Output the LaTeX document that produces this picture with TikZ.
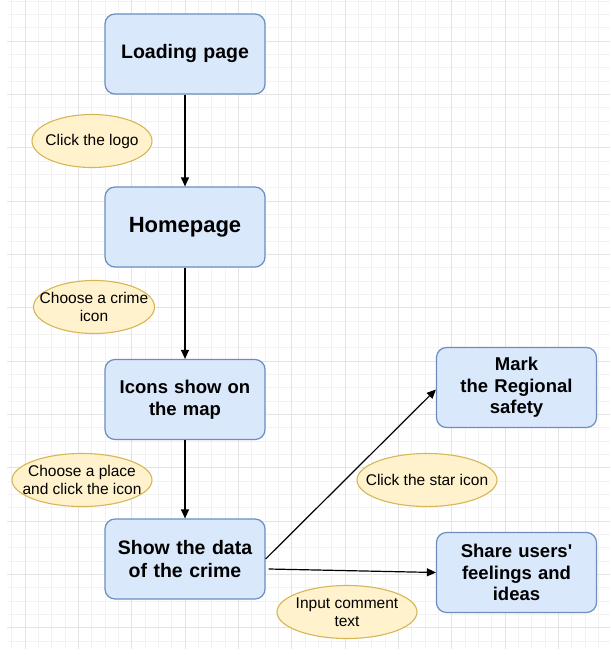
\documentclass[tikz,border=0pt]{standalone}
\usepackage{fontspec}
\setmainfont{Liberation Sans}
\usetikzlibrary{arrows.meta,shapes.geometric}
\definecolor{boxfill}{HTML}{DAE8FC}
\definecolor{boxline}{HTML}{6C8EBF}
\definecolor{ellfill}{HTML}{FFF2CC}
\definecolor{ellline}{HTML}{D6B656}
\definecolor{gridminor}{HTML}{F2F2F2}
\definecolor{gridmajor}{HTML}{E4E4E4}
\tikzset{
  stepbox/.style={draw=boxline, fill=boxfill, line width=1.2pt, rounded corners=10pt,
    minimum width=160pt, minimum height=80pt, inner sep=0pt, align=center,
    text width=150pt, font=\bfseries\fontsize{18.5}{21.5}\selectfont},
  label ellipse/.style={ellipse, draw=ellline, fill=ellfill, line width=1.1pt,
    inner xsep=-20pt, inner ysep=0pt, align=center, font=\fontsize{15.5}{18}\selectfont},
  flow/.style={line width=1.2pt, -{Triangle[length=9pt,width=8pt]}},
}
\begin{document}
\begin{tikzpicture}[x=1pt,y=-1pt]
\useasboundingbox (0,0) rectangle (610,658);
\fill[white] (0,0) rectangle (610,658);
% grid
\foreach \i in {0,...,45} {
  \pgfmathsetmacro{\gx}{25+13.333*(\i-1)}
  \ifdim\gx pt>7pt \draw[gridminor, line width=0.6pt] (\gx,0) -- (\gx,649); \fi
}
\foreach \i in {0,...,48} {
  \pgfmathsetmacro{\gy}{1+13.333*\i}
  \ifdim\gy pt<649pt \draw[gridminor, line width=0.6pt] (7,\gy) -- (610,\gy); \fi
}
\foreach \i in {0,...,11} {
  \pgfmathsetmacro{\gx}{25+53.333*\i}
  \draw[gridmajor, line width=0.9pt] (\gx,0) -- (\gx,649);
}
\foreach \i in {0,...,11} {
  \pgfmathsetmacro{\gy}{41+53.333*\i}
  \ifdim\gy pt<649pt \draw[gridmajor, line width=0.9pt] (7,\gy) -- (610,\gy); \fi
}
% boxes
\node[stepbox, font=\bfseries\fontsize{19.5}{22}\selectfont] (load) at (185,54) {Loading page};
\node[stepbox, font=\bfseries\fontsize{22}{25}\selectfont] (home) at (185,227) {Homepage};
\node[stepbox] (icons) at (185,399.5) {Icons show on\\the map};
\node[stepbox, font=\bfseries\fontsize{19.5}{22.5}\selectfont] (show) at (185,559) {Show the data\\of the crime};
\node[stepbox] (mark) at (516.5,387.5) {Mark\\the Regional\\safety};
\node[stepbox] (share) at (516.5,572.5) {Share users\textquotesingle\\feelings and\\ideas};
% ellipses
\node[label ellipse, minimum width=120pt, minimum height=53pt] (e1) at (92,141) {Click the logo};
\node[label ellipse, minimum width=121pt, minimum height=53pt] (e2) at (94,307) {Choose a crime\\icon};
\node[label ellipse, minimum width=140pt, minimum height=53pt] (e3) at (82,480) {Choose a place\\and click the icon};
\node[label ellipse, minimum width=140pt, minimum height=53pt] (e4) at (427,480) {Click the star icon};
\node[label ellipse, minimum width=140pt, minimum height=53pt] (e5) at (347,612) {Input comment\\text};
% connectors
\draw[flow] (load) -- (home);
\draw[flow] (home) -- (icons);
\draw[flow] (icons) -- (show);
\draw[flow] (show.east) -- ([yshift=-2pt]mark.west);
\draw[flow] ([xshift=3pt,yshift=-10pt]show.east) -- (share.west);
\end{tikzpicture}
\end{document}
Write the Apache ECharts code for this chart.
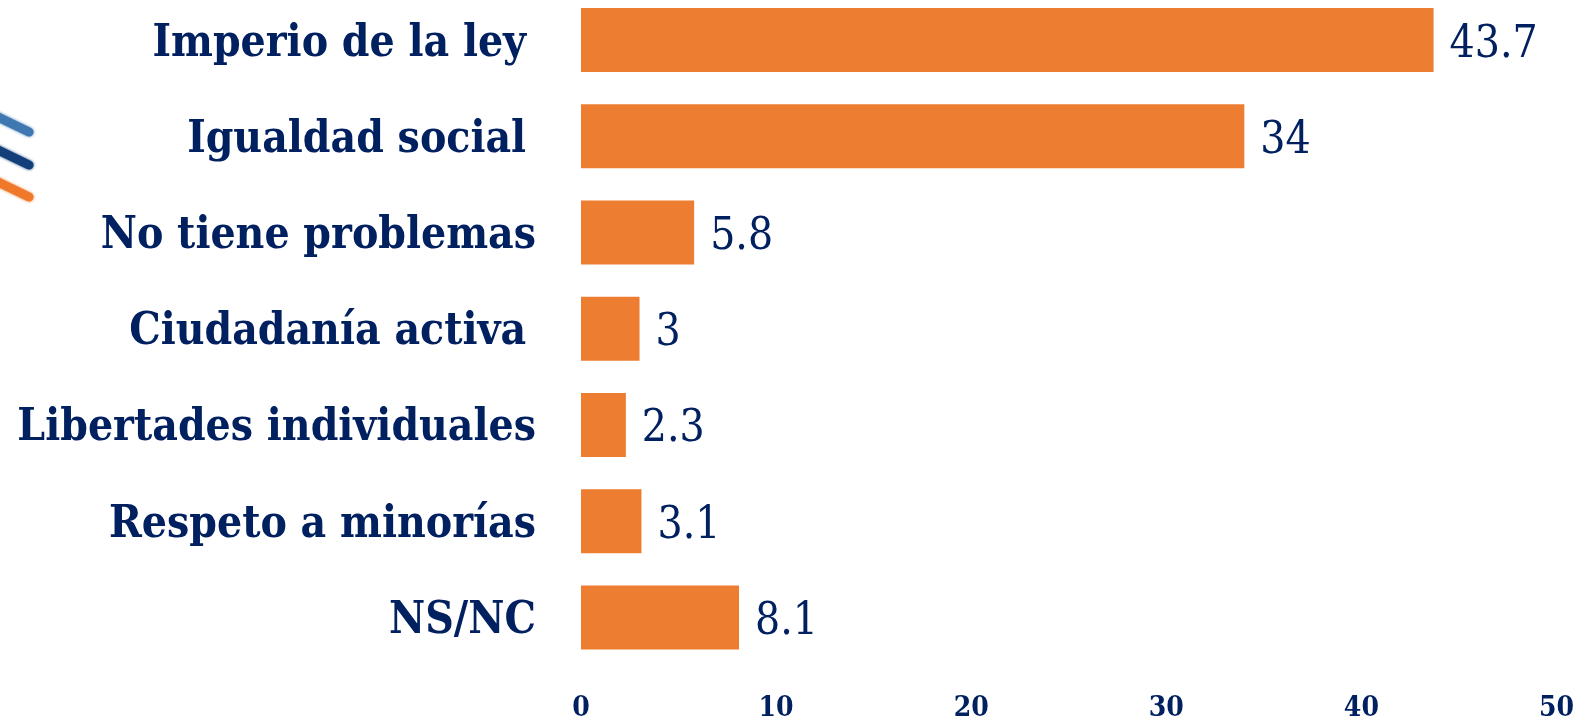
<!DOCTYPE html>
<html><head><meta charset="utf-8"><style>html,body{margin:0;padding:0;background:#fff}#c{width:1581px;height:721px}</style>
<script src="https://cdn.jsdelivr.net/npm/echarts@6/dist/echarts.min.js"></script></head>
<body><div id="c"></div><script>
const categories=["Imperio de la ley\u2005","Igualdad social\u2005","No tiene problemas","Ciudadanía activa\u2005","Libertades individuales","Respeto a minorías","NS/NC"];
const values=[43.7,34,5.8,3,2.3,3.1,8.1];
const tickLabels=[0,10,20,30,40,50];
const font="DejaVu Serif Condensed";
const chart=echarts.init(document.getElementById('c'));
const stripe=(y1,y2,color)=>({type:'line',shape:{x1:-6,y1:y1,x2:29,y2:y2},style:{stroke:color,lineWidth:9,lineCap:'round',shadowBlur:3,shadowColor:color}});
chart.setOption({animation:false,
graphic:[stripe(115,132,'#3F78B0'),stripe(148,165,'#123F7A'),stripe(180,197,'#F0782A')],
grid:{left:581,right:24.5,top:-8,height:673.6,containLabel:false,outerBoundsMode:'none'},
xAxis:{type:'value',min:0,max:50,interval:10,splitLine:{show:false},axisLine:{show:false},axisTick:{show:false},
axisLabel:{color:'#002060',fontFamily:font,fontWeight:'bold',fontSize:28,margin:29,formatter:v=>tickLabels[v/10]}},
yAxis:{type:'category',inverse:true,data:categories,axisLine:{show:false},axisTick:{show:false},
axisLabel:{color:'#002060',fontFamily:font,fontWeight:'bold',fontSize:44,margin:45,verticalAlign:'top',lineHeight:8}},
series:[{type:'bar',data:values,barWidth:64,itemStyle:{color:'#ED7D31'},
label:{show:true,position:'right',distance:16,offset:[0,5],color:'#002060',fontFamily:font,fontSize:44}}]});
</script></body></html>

» WHAT IS NEEDED: Using the material above, return every line exactly as it appears, minus the pictures.

» EXERCISE ANSWER:
Output the LaTeX document that produces this picture with TikZ.
\documentclass[tikz,border=0pt]{standalone}
\usepackage{fontspec}
\setmainfont{Liberation Sans}
\usetikzlibrary{arrows.meta,shapes.geometric}
\definecolor{boxfill}{HTML}{DAE8FC}
\definecolor{boxline}{HTML}{6C8EBF}
\definecolor{ellfill}{HTML}{FFF2CC}
\definecolor{ellline}{HTML}{D6B656}
\definecolor{gridminor}{HTML}{F2F2F2}
\definecolor{gridmajor}{HTML}{E4E4E4}
\tikzset{
  stepbox/.style={draw=boxline, fill=boxfill, line width=1.2pt, rounded corners=10pt,
    minimum width=160pt, minimum height=80pt, inner sep=0pt, align=center,
    text width=150pt, font=\bfseries\fontsize{18.5}{21.5}\selectfont},
  label ellipse/.style={ellipse, draw=ellline, fill=ellfill, line width=1.1pt,
    inner xsep=-20pt, inner ysep=0pt, align=center, font=\fontsize{15.5}{18}\selectfont},
  flow/.style={line width=1.2pt, -{Triangle[length=9pt,width=8pt]}},
}
\begin{document}
\begin{tikzpicture}[x=1pt,y=-1pt]
\useasboundingbox (0,0) rectangle (610,658);
\fill[white] (0,0) rectangle (610,658);
% grid
\foreach \i in {0,...,45} {
  \pgfmathsetmacro{\gx}{25+13.333*(\i-1)}
  \ifdim\gx pt>7pt \draw[gridminor, line width=0.6pt] (\gx,0) -- (\gx,649); \fi
}
\foreach \i in {0,...,48} {
  \pgfmathsetmacro{\gy}{1+13.333*\i}
  \ifdim\gy pt<649pt \draw[gridminor, line width=0.6pt] (7,\gy) -- (610,\gy); \fi
}
\foreach \i in {0,...,11} {
  \pgfmathsetmacro{\gx}{25+53.333*\i}
  \draw[gridmajor, line width=0.9pt] (\gx,0) -- (\gx,649);
}
\foreach \i in {0,...,11} {
  \pgfmathsetmacro{\gy}{41+53.333*\i}
  \ifdim\gy pt<649pt \draw[gridmajor, line width=0.9pt] (7,\gy) -- (610,\gy); \fi
}
% boxes
\node[stepbox, font=\bfseries\fontsize{19.5}{22}\selectfont] (load) at (185,54) {Loading page};
\node[stepbox, font=\bfseries\fontsize{22}{25}\selectfont] (home) at (185,227) {Homepage};
\node[stepbox] (icons) at (185,399.5) {Icons show on\\the map};
\node[stepbox, font=\bfseries\fontsize{19.5}{22.5}\selectfont] (show) at (185,559) {Show the data\\of the crime};
\node[stepbox] (mark) at (516.5,387.5) {Mark\\the Regional\\safety};
\node[stepbox] (share) at (516.5,572.5) {Share users\textquotesingle\\feelings and\\ideas};
% ellipses
\node[label ellipse, minimum width=120pt, minimum height=53pt] (e1) at (92,141) {Click the logo};
\node[label ellipse, minimum width=121pt, minimum height=53pt] (e2) at (94,307) {Choose a crime\\icon};
\node[label ellipse, minimum width=140pt, minimum height=53pt] (e3) at (82,480) {Choose a place\\and click the icon};
\node[label ellipse, minimum width=140pt, minimum height=53pt] (e4) at (427,480) {Click the star icon};
\node[label ellipse, minimum width=140pt, minimum height=53pt] (e5) at (347,612) {Input comment\\text};
% connectors
\draw[flow] (load) -- (home);
\draw[flow] (home) -- (icons);
\draw[flow] (icons) -- (show);
\draw[flow] (show.east) -- ([yshift=-2pt]mark.west);
\draw[flow] ([xshift=3pt,yshift=-10pt]show.east) -- (share.west);
\end{tikzpicture}
\end{document}
Write the Apache ECharts code for this chart.
<!DOCTYPE html>
<html><head><meta charset="utf-8"><style>html,body{margin:0;padding:0;background:#fff}#c{width:1581px;height:721px}</style>
<script src="https://cdn.jsdelivr.net/npm/echarts@6/dist/echarts.min.js"></script></head>
<body><div id="c"></div><script>
const categories=["Imperio de la ley\u2005","Igualdad social\u2005","No tiene problemas","Ciudadanía activa\u2005","Libertades individuales","Respeto a minorías","NS/NC"];
const values=[43.7,34,5.8,3,2.3,3.1,8.1];
const tickLabels=[0,10,20,30,40,50];
const font="DejaVu Serif Condensed";
const chart=echarts.init(document.getElementById('c'));
const stripe=(y1,y2,color)=>({type:'line',shape:{x1:-6,y1:y1,x2:29,y2:y2},style:{stroke:color,lineWidth:9,lineCap:'round',shadowBlur:3,shadowColor:color}});
chart.setOption({animation:false,
graphic:[stripe(115,132,'#3F78B0'),stripe(148,165,'#123F7A'),stripe(180,197,'#F0782A')],
grid:{left:581,right:24.5,top:-8,height:673.6,containLabel:false,outerBoundsMode:'none'},
xAxis:{type:'value',min:0,max:50,interval:10,splitLine:{show:false},axisLine:{show:false},axisTick:{show:false},
axisLabel:{color:'#002060',fontFamily:font,fontWeight:'bold',fontSize:28,margin:29,formatter:v=>tickLabels[v/10]}},
yAxis:{type:'category',inverse:true,data:categories,axisLine:{show:false},axisTick:{show:false},
axisLabel:{color:'#002060',fontFamily:font,fontWeight:'bold',fontSize:44,margin:45,verticalAlign:'top',lineHeight:8}},
series:[{type:'bar',data:values,barWidth:64,itemStyle:{color:'#ED7D31'},
label:{show:true,position:'right',distance:16,offset:[0,5],color:'#002060',fontFamily:font,fontSize:44}}]});
</script></body></html>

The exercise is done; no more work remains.